Combining financing with building performance standards and other mandates can help overcome this inertia. Ithaca has committed to put in place a building performance standard and joined President Biden’s National BPS Coalition. The Institute for Market Transformation has developed a concept that simultaneously addresses all the root causes of inaction on building renovations by marrying the bold financing, contracting and workforce development approaches used by Ithaca with a building performance standard.

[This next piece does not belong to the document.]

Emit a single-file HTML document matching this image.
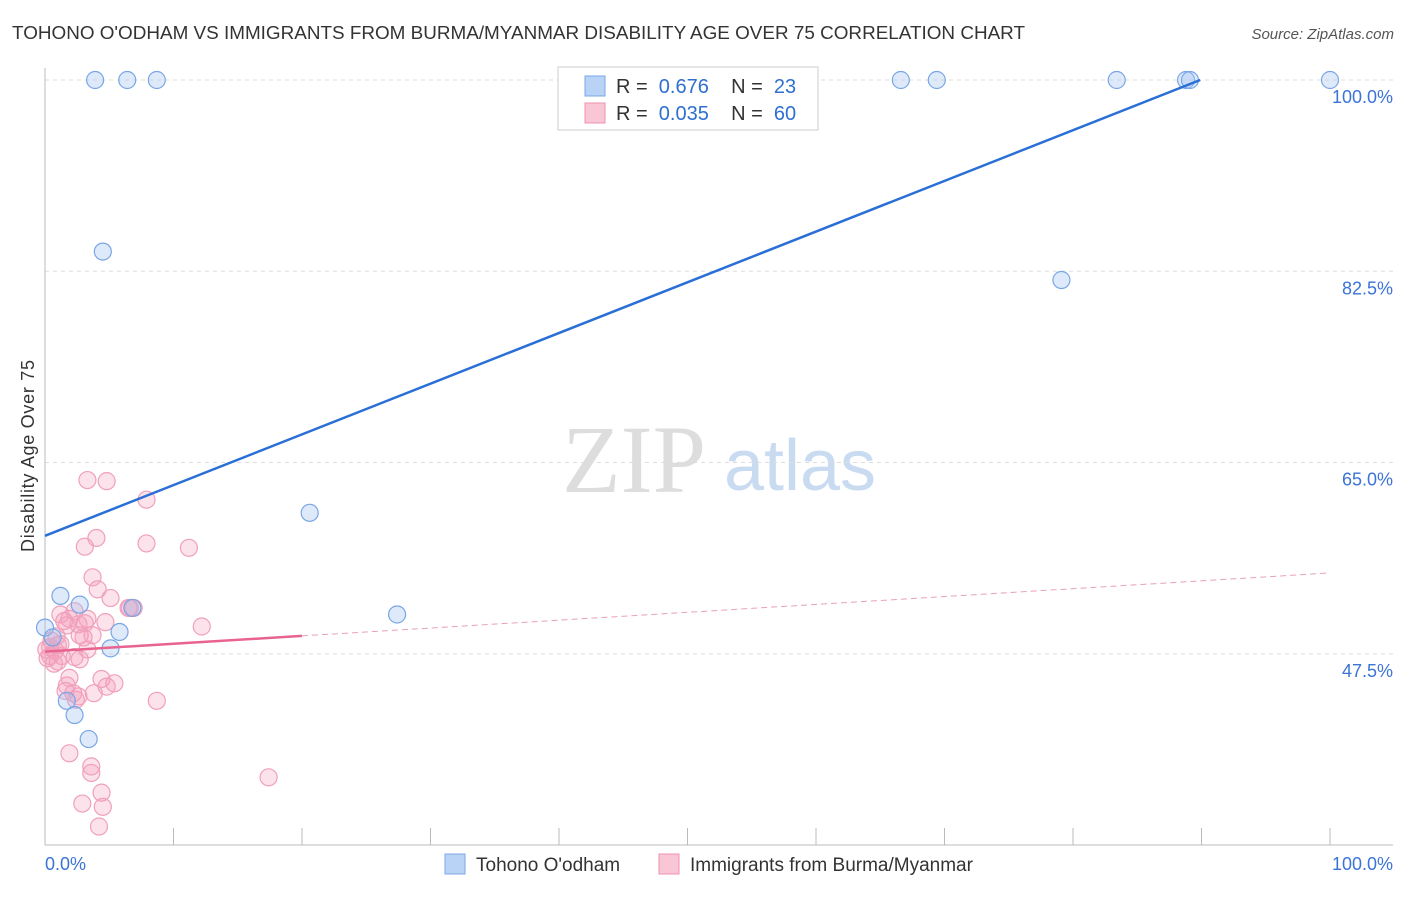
<!DOCTYPE html>
<html><head><meta charset="utf-8"><style>
body{margin:0;background:#fff;font-family:"Liberation Sans",sans-serif}
</style></head><body>
<svg id="c" width="1406" height="892" xmlns="http://www.w3.org/2000/svg">
<text x="12" y="39" font-size="18" fill="#333" textLength="1013" lengthAdjust="spacingAndGlyphs">TOHONO O'ODHAM VS IMMIGRANTS FROM BURMA/MYANMAR DISABILITY AGE OVER 75 CORRELATION CHART</text>
<text x="1394" y="39" font-size="15" fill="#555" font-style="italic" text-anchor="end">Source: ZipAtlas.com</text>
<text x="634" y="492" font-size="96" fill="#ddd" font-family="Liberation Serif" text-anchor="middle">ZIP</text>
<text x="800" y="490" font-size="72" fill="#c9dbf0" text-anchor="middle">atlas</text>
<text transform="translate(34,456) rotate(-90)" font-size="18" fill="#333" text-anchor="middle" textLength="192">Disability Age Over 75</text>
<g id="grid"></g><g id="pts"></g><g id="lines"></g>
<g>
<rect x="558" y="67" width="260" height="63" fill="#fff" stroke="#ccc"/>
<rect x="585" y="76" width="20" height="20" fill="#b9d3f6" stroke="#7aa7e8"/>
<rect x="585" y="103" width="20" height="20" fill="#f9c6d6" stroke="#ee92b0"/>
<text x="616" y="93" font-size="20" fill="#333" xml:space="preserve">R =  <tspan fill="#2f6fd1">0.676</tspan>    N =  <tspan fill="#2f6fd1">23</tspan></text>
<text x="616" y="120" font-size="20" fill="#333" xml:space="preserve">R =  <tspan fill="#2f6fd1">0.035</tspan>    N =  <tspan fill="#2f6fd1">60</tspan></text>
</g>
<g>
<rect x="445" y="854" width="20" height="20" fill="#b9d3f6" stroke="#7aa7e8"/>
<text x="476" y="871" font-size="19" fill="#333">Tohono O'odham</text>
<rect x="659" y="854" width="20" height="20" fill="#f9c6d6" stroke="#ee92b0"/>
<text x="690" y="871" font-size="19" fill="#333">Immigrants from Burma/Myanmar</text>
</g>
</svg>
<script>
const yTicks=[100,82.5,65,47.5];
const yTickLabels=["100.0%","82.5%","65.0%","47.5%"];
const blueX=[3.9,6.4,8.7,66.6,69.4,83.4,88.8,89.1,100,4.5,79.1,20.6,27.4,1.2,2.7,6.8,5.8,5.1,0,0.6,1.7,2.3,3.4];
const blueY=[100,100,100,100,100,100,100,100,100,84.3,81.7,60.4,51.1,52.8,52.0,51.7,49.5,48.0,49.9,49.0,43.2,41.9,39.7];
const pinkX=[3.3,4.8,7.9,3.1,4.0,7.9,11.2,3.7,4.1,5.1,6.9,12.2,1.2,2.3,3.3,1.9,3.1,1.7,3.7,2.7,0.9,0.5,1.0,0.8,0.4,0.2,1.3,2.3,2.7,0.7,3.3,4.4,5.4,4.8,1.9,1.7,2.2,2.6,3.8,2.4,8.7,1.9,3.6,3.6,4.4,2.9,4.5,4.2,17.4,6.5,6.6,1.5,4.7,1.0,0.1,0.4,1.2,3.0,2.6,1.6];
const pinkY=[63.4,63.3,61.6,57.3,58.1,57.6,57.2,54.5,53.4,52.6,51.7,50.0,51.1,51.4,50.7,50.7,50.3,50.1,49.2,49.2,49.1,48.7,48.3,47.8,47.3,47.1,47.3,47.2,47.0,46.6,47.9,45.2,44.8,44.5,45.3,44.6,43.9,43.6,43.9,43.3,43.2,38.4,37.2,36.6,34.8,33.8,33.5,31.7,36.2,51.7,51.7,50.5,50.4,46.8,47.9,48.1,48.4,49.0,50.2,44.1];
const blueLine=[[0,58.3],[89.9,100]];
const pinkLine=[[0,47.7],[100,54.9]];
const pinkSolidEnd=20;
const X=v=>45+v*12.85, Y=v=>80+(100-v)*10.93;
const ns="http://www.w3.org/2000/svg";
function mk(tag,at,par){const e=document.createElementNS(ns,tag);for(const k in at)e.setAttribute(k,at[k]);document.getElementById(par).appendChild(e);return e;}
yTicks.forEach((t,i)=>{
 const l=mk('line',{x1:45,x2:1393,y1:Y(t),y2:Y(t),stroke:'#ddd','stroke-dasharray':'4,4'},'grid');
 
 
 const tx=mk('text',{x:1393,y:Y(t)+23,'font-size':18,fill:'#3b73d6','text-anchor':'end'},'grid');
 tx.textContent=yTickLabels[i];
 
 
});
let ax=mk('line',{x1:45,x2:45,y1:68,y2:845,stroke:'#bbb'},'grid');


ax=mk('line',{x1:45,x2:1393,y1:845,y2:845,stroke:'#bbb'},'grid');


for(let i=0;i<=10;i++){const t=mk('line',{x1:X(i*10),x2:X(i*10),y1:828,y2:845,stroke:'#bbb'},'grid');
 
 }
[["0.0%",45,'start'],["100.0%",1393,'end']].forEach(a=>{const t=mk('text',{x:a[1],y:870,'font-size':18,fill:'#3b73d6','text-anchor':a[2]},'grid');t.textContent=a[0];
 
 });
pinkX.forEach((v,i)=>{const c=mk('circle',{cx:X(v),cy:Y(pinkY[i]),r:8.5,fill:'rgba(245,160,190,0.3)',stroke:'#f0a0bb','stroke-width':1.2},'pts');
 
 });
blueX.forEach((v,i)=>{const c=mk('circle',{cx:X(v),cy:Y(blueY[i]),r:8.5,fill:'rgba(160,195,240,0.35)',stroke:'#78a6e6','stroke-width':1.2},'pts');
 
 });
let l=mk('line',{x1:X(blueLine[0][0]),y1:Y(blueLine[0][1]),x2:X(blueLine[1][0]),y2:Y(blueLine[1][1]),stroke:'#2a6fd6','stroke-width':2.5},'lines');


const py=x=>pinkLine[0][1]+(pinkLine[1][1]-pinkLine[0][1])*(x-pinkLine[0][0])/(pinkLine[1][0]-pinkLine[0][0]);
l=mk('line',{x1:X(0),y1:Y(py(0)),x2:X(pinkSolidEnd),y2:Y(py(pinkSolidEnd)),stroke:'#e8638f','stroke-width':2.5},'lines');


l=mk('line',{x1:X(pinkSolidEnd),y1:Y(py(pinkSolidEnd)),x2:X(100),y2:Y(py(100)),stroke:'#e8a0b8','stroke-width':1,'stroke-dasharray':'6,4'},'lines');


</script>
</body></html>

As part of the Biden administration’s whole-of-government approach to fighting climate change, federal financial regulatory agencies including the Commodity Futures Trading Commission and the Federal Reserve have moved to require companies to account for, plan for and take steps to prepare for risks associated with climate change, including transition risk as governments put in place policies like building performance standards and carbon taxes to drive decarbonization of the economy. The most prominent such step is the Securities and Exchange Commission’s proposed rule requiring public companies and other issuers of securities to assess and publish their risk exposure and greenhouse gas emissions. These policies will give financial incentives to lenders and investors to invest in high-performing buildings and renovations and serve as a force multiplier for building performance standards and other mandates to drive action on the ground.

A broad range of both proven finance policies and exciting and innovative new policies is available to states. With the impacts of climate change and the barrier of housing affordability presenting a twin crisis, now is the time for states to act.